Her personal best remained 6.15 for many years, as she registered 6.08 metres in 2002, 6.10 metres in 2003, 6.06 metres in 2004 and 6.11 metres in 2005. In the triple jump she recorded 12.88 metres in 2003, only 12.03 metres in 2005 before soaring back to 13.03 metres in 2006. Also, in June 2001 she achieved 1.69 metres in the high jump, an all-time best for her. She has a personal best in the 100 metres hurdles of 14.39 seconds, achieved on Nadderud stadion in June 2002.

In the autumn of 2004 she moved to Oslo to study at the University of Oslo. She joined the club IK Tjalve and started training under Dan Simion. From time to time she also participated in training sessions for a national high jump project, where Simion was involved for a period. She was reluctant to set any goals for the future, but had to do it as a part of the national association's talent program. Her goals at the time was 6.25 metres in the long jump and 13.00–13.20 metres in the triple jump. She later started training with her mother, and also started studying physiotherapy. Her father is a coach in Kristiansand-based club Kristiansands IF.

==Later career==

===Post-teenage years===
In 2005, she won her third national long jump title, and also the bronze medal in the triple jump. In 2006, she had her second outing in the European Cup (in the Second League), and she performed well for the Norwegian team with one second place and one third place. In 2007, she competed at the European U23 Championships, where she qualified for the final with a 6.27 m leap, but then only managed 6.10 to finish eleventh.

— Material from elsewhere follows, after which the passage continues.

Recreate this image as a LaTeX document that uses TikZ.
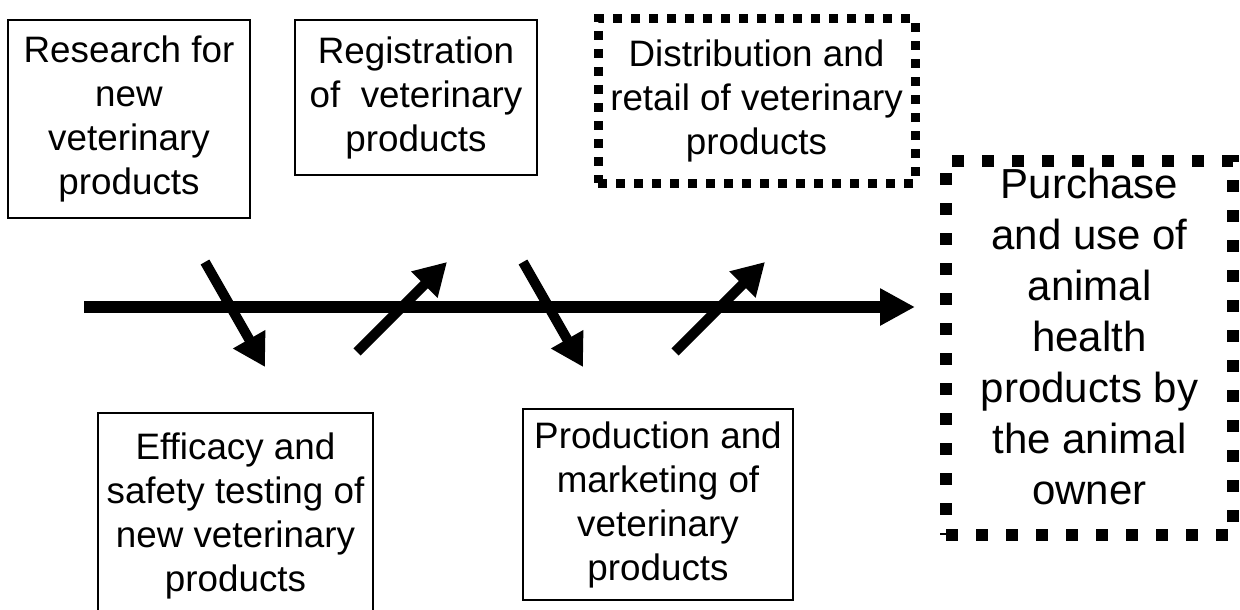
\documentclass[tikz,border=0pt]{standalone}
\usepackage{fontspec}
\setmainfont{Liberation Sans}
\usetikzlibrary{arrows.meta}

\tikzset{
  stage/.style={draw, line width=2pt, inner sep=0pt, align=center,
    font=\fontsize{36.8}{44}\selectfont},
  dotstage/.style={draw, line width=9pt, dash pattern=on 9pt off 9pt,
    inner sep=0pt, align=center, font=\fontsize{36.8}{44}\selectfont},
  ownerframe/.style={draw, line width=12pt, dash pattern=on 12pt off 18pt, inner sep=0pt},
  timeline/.style={line width=12pt, -{Triangle[length=35pt,width=35pt]}},
  hop/.style={line width=10pt, -{Triangle[length=32pt,width=35pt]}},
}

\begin{document}
\begin{tikzpicture}[x=1pt, y=-1pt]
 \useasboundingbox (0,0) rectangle (1240,610);
 \clip (0,0) rectangle (1240,610);
 %
 \node[stage, minimum width=242pt, minimum height=198pt] (research) at (129,119)
   {Research for\\new\\veterinary\\products};
 \node[stage, minimum width=242pt, minimum height=155pt] (registration) at (416,97.5)
   {Registration\\of~ veterinary\\products};
 \node[dotstage, minimum width=317pt, minimum height=164pt] (distribution) at (756.5,101)
   {Distribution and\\retail of veterinary\\products};
 \node[stage, minimum width=275pt, minimum height=206pt] (efficacy) at (235.5,516)
   {Efficacy and\\safety testing of\\new veterinary\\products};
 \node[stage, minimum width=270pt, minimum height=191pt] (production) at (658,504.5)
   {Production and\\marketing of\\veterinary\\products};
 \node[ownerframe, minimum width=287pt, minimum height=374pt] (purchase) at (1089.5,348) {};
 \node[align=center, font=\fontsize{42}{51}\selectfont] (purchasetext) at (1089.5,336)
   {Purchase\\and use of\\animal\\health\\products by\\the animal\\owner};
 %
 \coordinate (lineA) at (84,307);
 \coordinate (lineB) at (915,307);
 \coordinate (hop1a) at (205,262);
 \coordinate (hop1b) at (265,367);
 \coordinate (hop2a) at (357,352);
 \coordinate (hop2b) at (447,262);
 \coordinate (hop3a) at (523,262);
 \coordinate (hop3b) at (583,367);
 \coordinate (hop4a) at (675,352);
 \coordinate (hop4b) at (765,262);
 %
 \draw[timeline] (lineA) -- (lineB);
 \draw[hop] (hop1a) -- (hop1b);
 \draw[hop] (hop2a) -- (hop2b);
 \draw[hop] (hop3a) -- (hop3b);
 \draw[hop] (hop4a) -- (hop4b);
\end{tikzpicture}
\end{document}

Between 2006 and 2008 she won five national gold medals, taking doubles in long and triple jump in both 2006 and 2007. Also she won the long jump gold medal in 2008. Her strongest rival was heptathlete Ida Marcussen, whom she beat with only three centimetres in 2005 and six centimetres in 2006. She has one medal in the standing long jump a silver medal which she won at the 2006 Norwegian Indoor Championships behind Stine Kufaas. Her three long jump golds all came with personal best jumps; 6.32 metres in 2006 and 6.33 metres in both 2007 and 2008. She jumped 13.25 in winning the 2006 national triple jump title at Bislett stadion, and this still stands as her career best.

===Breakthrough===
In 2009, she improved her personal best again. She started with 6.18 and 6.23, and then achieved 6.36 metres during the Bislett Games. She then improved further to 6.42 during the summer. At the 2009 Norwegian Championships at Stampesletta in Lillehammer, she entered the long jump competition, but started out with two fouls. In the third jump she leaped to 6.64 metres in +0.4 m/s tailwind. This was a new Norwegian record, beating Berit Berthelsen's 6.56 mark. Achieved in 1968, it had been the oldest Norwegian athletics record. Renstrøm was awarded with about from a monetary fund set up to attract would-be record breakers. She was a contender for the King's Cup, an award to the best male and female athlete at the Norwegian Championships, but the Cup instead went to race walker Kjersti Tysse Plätzer. Following the record jump she competed at the 2009 World Championships. With a jump of 6.31 metres in the qualification she failed to reach the final.